Drawing from evidence on the impact of different financing approaches on the provision of public services (health and education), the session challenged us to avoid past mistakes and to think beyond the numbers to address the quality and impacts of financing. 

 

Prof. Daniela Gabor, Professor of Economics and Macro-Finance, UWE Bristol, warned about the consequences of making public goods, such as health, education and infrastructure, "investable".

Anjela Taneja, Public Services Advocacy and Policy lead, Oxfam International, pointed to the 25 years of investment in India that have had limited focus on improving healthcare systems. She warned that Insurance and PPPs are not a panacea in systems with weak regulation capacity.

Allana Kembabazi, Programme Manager, Initiative for Social and Economic Rights (ISER), called for the evidence of success in financing private actors to provide Public Services to be made available as she pointed to the coexistence, in Uganda, of a weak public health and education system amidst austerity measures and the International Finance Corporation support to private actors. 

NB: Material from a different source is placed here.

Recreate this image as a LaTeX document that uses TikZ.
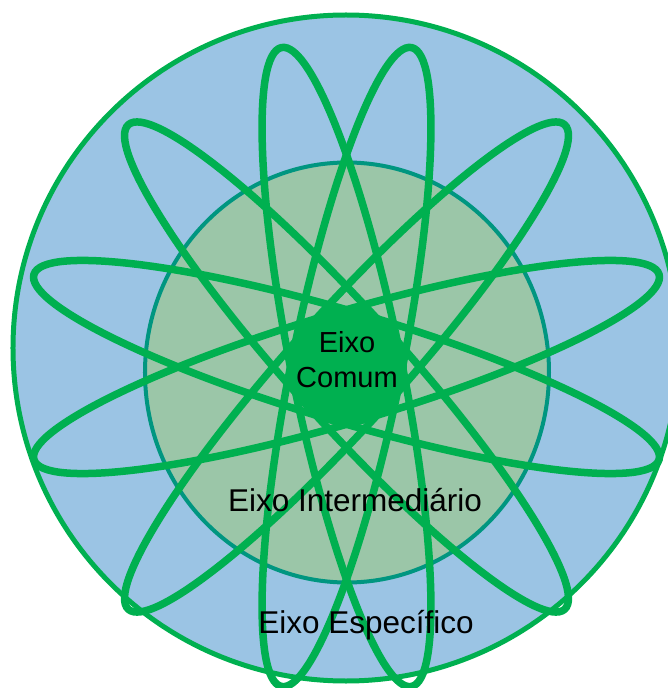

The Independent Evaluation Group (IEG) presented the lessons learned from IFC’s investments in K-12 private education which concluded that there is no case for resuming IFC investments in K-12 private schools without a fundamental change in its approach. It recognised the public role as essential in private education. It called for the need for states should regulate, monitor and set minimum standards to maintain and improve quality and equity.